• **Aim**:
Copy exactly, and only, the lines below from the first through the one containing "const chart = echarts.init(document.getElementById('main'));", both included; pictures are omitted.

• **Collected material**:
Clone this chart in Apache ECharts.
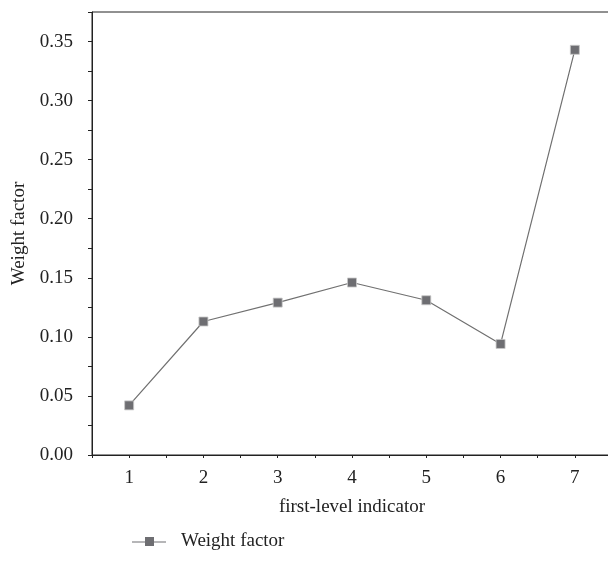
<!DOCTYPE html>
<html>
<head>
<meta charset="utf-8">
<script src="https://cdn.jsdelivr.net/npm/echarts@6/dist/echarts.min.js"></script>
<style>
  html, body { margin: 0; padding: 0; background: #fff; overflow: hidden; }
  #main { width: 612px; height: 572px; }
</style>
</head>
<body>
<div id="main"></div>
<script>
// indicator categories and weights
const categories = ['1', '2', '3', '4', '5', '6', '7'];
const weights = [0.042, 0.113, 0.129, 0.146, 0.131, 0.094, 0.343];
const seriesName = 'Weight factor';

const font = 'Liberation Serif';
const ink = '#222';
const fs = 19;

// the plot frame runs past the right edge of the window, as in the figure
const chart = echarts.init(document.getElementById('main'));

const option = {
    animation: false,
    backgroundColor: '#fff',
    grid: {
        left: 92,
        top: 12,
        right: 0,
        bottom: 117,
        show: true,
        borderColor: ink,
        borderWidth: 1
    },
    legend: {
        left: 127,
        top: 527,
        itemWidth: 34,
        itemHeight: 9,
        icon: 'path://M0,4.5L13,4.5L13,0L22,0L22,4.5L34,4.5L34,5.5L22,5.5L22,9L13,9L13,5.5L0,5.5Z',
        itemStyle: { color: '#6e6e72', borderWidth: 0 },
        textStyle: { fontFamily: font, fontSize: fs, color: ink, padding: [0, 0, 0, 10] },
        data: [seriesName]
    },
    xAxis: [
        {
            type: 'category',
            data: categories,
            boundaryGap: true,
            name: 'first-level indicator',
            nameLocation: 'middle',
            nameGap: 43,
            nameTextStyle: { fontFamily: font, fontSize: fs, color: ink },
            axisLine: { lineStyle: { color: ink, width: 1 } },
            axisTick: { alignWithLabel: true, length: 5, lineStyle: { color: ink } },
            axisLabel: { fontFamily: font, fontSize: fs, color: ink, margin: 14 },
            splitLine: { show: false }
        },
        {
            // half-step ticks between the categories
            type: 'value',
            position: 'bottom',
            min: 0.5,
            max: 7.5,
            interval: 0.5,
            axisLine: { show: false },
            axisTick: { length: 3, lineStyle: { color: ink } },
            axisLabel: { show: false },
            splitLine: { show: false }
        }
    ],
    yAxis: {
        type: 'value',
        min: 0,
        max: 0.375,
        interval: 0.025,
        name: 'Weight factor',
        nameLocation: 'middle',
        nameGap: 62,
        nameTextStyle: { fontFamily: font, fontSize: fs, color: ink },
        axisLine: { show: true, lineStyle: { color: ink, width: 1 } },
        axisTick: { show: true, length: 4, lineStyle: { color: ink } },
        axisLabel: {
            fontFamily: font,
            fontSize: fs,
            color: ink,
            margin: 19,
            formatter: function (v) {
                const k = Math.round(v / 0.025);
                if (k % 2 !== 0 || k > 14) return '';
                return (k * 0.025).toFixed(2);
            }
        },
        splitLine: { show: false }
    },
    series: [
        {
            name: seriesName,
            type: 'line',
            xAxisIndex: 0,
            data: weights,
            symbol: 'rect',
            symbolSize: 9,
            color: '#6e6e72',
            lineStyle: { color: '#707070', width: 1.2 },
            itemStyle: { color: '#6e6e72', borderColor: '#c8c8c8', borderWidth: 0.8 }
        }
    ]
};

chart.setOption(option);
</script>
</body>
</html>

• **Exercise response**:
Clone this chart in Apache ECharts.
<!DOCTYPE html>
<html>
<head>
<meta charset="utf-8">
<script src="https://cdn.jsdelivr.net/npm/echarts@6/dist/echarts.min.js"></script>
<style>
  html, body { margin: 0; padding: 0; background: #fff; overflow: hidden; }
  #main { width: 612px; height: 572px; }
</style>
</head>
<body>
<div id="main"></div>
<script>
// indicator categories and weights
const categories = ['1', '2', '3', '4', '5', '6', '7'];
const weights = [0.042, 0.113, 0.129, 0.146, 0.131, 0.094, 0.343];
const seriesName = 'Weight factor';

const font = 'Liberation Serif';
const ink = '#222';
const fs = 19;

// the plot frame runs past the right edge of the window, as in the figure
const chart = echarts.init(document.getElementById('main'));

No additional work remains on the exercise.